Projectivity and linkage for completely join irreducible ideals of an expanded group

Abstract

Specialized from lattice theory to the lattice of ideals of an expanded group, the equivalence relation of projectivity between two intervals of ideals I[A, B] and I[C, D] of an expanded group V yields an isomorphism between B / A and D / C. Conversely, E. Aichinger has shown that if V is finite and B / A and D / C are minimal factors of V such that B / A and D / C are isomorphic as $$C_0(V)$$-modules where $$C_0(V)$$ is the nearring of functions on V that are 0-preserving and congruence preserving, then I[A, B] and I[C, D] are projective.

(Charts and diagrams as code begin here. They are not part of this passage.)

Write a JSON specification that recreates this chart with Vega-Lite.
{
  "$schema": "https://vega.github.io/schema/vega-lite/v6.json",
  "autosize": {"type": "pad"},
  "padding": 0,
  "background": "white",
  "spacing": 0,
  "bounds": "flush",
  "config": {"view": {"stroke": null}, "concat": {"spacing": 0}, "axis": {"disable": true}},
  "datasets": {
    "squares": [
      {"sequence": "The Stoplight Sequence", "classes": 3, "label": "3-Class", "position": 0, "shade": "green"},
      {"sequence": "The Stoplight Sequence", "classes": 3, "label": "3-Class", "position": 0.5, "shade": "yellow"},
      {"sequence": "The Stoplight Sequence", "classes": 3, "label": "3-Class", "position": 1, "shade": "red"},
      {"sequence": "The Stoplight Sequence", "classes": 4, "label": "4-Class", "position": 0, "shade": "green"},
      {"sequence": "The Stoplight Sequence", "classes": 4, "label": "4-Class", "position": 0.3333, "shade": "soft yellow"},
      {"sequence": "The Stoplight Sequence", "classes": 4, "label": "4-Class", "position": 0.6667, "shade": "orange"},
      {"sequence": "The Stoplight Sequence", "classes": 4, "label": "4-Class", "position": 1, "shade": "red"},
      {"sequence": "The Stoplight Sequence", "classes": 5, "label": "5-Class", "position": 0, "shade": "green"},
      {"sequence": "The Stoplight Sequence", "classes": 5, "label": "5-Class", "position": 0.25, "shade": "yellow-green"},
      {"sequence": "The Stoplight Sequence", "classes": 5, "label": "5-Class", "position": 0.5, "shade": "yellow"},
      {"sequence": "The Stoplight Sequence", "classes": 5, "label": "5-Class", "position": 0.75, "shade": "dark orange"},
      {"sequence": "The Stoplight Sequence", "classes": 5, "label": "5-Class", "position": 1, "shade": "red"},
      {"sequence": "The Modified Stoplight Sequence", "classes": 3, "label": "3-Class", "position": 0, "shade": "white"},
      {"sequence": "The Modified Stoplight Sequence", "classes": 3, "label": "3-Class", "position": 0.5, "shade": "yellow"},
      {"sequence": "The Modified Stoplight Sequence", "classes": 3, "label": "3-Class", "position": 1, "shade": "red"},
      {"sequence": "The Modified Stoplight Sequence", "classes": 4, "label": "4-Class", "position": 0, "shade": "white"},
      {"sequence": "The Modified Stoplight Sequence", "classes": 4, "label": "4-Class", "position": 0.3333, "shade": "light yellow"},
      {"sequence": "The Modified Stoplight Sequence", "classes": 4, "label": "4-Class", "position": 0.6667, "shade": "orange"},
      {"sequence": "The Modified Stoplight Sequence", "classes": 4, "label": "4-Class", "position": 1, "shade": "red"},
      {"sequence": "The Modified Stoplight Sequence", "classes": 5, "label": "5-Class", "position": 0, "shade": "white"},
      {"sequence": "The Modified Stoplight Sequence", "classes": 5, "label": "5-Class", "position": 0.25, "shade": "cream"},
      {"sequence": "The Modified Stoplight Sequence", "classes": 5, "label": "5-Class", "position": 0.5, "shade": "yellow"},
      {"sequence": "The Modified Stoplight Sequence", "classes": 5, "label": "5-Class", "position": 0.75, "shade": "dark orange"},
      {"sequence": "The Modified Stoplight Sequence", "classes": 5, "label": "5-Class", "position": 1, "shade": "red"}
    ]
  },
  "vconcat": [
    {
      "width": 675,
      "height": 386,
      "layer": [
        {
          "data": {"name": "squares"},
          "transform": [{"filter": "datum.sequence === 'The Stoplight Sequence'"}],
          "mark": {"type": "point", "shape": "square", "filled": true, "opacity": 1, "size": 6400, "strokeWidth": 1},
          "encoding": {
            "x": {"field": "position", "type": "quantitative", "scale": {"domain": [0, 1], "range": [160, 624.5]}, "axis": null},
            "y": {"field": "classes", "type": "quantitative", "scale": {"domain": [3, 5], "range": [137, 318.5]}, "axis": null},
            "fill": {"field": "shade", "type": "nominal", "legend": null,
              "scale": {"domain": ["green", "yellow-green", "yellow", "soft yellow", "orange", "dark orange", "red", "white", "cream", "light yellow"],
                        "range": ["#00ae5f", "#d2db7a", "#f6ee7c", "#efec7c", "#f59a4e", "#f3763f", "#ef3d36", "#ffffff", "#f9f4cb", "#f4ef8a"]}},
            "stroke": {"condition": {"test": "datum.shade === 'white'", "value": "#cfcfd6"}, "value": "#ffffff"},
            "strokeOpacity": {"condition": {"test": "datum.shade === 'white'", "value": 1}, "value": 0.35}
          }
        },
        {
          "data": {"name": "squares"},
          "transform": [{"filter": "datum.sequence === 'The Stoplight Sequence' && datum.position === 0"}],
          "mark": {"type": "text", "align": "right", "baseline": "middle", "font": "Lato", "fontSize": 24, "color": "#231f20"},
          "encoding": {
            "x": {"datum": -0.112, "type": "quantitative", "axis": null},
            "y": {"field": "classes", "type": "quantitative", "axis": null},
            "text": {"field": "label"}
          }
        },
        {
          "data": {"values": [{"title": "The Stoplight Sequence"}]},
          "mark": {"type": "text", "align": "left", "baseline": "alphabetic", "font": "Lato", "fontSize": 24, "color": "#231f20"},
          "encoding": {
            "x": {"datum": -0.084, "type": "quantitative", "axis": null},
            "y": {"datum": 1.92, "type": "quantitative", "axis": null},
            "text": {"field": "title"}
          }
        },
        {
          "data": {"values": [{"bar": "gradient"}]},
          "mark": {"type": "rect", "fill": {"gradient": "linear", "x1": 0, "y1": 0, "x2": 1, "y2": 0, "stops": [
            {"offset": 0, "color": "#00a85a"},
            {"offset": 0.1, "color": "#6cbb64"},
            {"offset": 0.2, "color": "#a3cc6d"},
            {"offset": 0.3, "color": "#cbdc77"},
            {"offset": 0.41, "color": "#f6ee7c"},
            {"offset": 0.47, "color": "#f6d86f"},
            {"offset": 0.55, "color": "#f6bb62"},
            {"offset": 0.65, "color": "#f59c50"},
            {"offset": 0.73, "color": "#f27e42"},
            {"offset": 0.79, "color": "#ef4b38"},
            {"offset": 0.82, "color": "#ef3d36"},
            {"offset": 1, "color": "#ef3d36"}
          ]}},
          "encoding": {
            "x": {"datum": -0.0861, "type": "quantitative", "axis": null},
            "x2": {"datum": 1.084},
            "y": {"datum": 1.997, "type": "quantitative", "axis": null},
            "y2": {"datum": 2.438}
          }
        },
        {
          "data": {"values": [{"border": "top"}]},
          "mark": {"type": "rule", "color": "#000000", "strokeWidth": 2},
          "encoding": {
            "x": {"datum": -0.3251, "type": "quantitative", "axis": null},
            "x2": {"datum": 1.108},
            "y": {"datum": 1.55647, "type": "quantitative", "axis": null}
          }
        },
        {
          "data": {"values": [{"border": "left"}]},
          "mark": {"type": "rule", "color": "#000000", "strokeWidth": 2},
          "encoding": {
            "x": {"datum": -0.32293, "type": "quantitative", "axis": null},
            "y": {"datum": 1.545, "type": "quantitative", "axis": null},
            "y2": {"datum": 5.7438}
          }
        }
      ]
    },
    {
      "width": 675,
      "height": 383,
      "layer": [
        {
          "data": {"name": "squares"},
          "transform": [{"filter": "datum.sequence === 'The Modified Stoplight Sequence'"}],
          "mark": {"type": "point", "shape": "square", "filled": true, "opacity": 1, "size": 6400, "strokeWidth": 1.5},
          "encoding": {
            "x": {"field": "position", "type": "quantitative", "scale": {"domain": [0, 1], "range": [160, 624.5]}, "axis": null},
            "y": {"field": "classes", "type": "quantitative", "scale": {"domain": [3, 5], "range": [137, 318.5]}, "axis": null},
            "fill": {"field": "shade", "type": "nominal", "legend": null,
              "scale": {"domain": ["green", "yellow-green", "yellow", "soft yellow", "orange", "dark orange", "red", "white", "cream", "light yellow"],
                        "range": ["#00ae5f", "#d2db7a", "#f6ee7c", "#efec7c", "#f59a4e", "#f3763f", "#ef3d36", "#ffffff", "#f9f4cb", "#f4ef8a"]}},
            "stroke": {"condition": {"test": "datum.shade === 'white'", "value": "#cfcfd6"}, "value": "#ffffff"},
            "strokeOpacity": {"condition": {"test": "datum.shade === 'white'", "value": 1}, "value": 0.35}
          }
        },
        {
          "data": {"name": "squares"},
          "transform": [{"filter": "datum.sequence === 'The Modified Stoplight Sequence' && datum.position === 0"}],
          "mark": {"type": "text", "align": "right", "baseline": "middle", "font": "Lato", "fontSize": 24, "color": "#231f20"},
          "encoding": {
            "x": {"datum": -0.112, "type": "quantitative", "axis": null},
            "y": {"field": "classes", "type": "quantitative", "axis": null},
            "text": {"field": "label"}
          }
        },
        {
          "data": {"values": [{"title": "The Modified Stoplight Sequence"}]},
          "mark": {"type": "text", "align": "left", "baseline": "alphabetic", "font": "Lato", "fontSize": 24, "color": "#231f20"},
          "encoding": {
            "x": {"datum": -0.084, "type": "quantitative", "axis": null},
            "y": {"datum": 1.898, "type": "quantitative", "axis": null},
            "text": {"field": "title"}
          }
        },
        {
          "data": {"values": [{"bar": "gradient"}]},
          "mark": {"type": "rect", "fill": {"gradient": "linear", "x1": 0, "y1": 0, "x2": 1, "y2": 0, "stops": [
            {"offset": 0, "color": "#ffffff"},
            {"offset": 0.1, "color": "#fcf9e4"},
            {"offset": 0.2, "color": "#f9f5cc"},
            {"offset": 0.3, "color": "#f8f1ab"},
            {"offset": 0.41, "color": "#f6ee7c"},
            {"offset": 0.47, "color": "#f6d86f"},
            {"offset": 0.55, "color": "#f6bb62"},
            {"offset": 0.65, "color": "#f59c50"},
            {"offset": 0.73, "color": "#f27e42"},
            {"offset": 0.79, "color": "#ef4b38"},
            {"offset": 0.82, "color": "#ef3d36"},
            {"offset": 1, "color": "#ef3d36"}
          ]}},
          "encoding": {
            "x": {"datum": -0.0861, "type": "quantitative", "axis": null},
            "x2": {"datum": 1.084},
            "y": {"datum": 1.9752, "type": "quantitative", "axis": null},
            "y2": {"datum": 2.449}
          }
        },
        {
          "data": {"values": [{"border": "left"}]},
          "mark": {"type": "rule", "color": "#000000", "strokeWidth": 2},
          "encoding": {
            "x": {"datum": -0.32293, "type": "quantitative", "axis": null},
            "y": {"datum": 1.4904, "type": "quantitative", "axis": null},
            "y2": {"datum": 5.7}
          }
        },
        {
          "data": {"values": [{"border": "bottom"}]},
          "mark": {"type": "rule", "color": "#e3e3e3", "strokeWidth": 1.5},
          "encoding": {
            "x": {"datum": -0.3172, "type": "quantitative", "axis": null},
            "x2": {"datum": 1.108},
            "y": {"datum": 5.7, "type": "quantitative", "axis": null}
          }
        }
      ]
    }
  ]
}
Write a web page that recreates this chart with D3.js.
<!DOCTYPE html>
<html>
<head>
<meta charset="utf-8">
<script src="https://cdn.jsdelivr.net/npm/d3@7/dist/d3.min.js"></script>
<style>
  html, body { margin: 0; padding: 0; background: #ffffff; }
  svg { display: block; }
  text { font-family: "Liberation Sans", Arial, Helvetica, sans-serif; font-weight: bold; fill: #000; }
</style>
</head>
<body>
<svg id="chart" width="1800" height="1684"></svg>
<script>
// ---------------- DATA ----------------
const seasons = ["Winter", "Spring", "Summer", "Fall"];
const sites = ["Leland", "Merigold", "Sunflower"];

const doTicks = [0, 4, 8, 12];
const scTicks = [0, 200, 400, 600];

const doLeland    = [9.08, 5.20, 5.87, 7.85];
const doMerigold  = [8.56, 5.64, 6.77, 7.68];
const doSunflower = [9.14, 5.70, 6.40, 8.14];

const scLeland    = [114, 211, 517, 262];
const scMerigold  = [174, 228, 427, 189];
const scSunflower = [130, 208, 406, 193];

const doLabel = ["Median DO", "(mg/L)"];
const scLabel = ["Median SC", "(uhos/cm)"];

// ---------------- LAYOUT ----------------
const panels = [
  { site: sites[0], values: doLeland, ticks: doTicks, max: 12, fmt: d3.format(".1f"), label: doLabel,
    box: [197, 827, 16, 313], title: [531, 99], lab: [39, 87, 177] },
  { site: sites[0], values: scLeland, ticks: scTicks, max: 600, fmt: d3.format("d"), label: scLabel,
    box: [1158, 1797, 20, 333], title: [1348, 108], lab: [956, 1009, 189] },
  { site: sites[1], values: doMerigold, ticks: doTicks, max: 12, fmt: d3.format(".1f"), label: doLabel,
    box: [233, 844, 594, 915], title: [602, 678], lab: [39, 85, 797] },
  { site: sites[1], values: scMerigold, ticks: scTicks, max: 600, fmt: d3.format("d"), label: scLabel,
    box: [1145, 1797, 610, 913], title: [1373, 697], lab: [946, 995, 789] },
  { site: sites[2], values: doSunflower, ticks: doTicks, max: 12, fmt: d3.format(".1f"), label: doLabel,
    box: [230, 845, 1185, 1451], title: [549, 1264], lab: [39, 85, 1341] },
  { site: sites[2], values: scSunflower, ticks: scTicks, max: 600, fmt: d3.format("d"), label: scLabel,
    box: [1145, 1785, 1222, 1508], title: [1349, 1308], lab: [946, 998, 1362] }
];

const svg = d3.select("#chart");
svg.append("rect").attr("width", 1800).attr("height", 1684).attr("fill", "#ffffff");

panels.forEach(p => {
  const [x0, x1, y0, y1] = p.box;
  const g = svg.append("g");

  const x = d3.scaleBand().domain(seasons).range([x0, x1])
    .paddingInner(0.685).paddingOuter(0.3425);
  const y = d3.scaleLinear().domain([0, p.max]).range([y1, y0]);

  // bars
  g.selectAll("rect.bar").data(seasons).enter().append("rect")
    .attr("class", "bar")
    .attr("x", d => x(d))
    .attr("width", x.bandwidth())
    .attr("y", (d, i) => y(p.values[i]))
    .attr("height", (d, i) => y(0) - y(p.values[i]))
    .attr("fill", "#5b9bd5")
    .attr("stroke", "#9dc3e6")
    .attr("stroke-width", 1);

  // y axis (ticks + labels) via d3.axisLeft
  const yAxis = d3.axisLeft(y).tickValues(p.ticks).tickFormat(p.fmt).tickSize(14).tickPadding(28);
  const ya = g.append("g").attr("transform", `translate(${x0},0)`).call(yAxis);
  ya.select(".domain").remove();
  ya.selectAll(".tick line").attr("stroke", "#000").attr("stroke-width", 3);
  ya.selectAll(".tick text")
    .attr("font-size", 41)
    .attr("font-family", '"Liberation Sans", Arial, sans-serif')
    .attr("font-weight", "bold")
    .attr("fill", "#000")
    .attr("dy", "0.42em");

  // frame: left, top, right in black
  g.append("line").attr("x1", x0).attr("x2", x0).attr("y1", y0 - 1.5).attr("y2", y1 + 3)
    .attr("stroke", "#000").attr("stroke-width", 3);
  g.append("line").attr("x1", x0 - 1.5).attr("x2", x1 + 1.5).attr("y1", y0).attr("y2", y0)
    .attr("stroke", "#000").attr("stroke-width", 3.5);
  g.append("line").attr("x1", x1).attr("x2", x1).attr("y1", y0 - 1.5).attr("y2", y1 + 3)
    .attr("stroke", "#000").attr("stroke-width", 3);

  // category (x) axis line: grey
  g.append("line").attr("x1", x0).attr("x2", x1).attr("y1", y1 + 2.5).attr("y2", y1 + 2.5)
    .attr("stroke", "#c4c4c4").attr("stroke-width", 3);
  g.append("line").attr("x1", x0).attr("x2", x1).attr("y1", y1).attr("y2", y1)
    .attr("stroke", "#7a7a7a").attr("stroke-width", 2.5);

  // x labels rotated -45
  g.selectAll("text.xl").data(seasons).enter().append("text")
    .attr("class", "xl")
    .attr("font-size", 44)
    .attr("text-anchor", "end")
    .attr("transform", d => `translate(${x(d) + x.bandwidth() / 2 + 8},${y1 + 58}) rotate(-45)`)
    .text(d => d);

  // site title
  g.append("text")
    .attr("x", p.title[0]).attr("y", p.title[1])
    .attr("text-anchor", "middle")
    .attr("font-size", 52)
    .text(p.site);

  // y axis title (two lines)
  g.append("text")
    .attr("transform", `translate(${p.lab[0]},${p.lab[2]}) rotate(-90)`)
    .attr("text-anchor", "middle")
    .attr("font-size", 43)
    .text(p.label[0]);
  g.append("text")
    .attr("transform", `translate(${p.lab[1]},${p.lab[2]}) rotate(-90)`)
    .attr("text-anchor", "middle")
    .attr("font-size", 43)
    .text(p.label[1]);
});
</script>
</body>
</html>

Restricting this equivalence relation to intervals of the form $$I[U^-,U]$$ where U is a completely join irreducible ideal of V and $$U^-$$ is the unique ideal of V maximal in U plays a central role in this work. In this paper we introduce another equivalence relation involving the completely join irreducible ideals of V called linkage. We explore this linkage equivalence relation and its relationship to projectivity for completely join irreducible ideals. As a byproduct of our studies we will extend Aichinger’s result from the finite case to the one where $$C_0(V)$$ satisfies a finiteness condition called the weak descending chain condition on right ideals previously studied by the authors.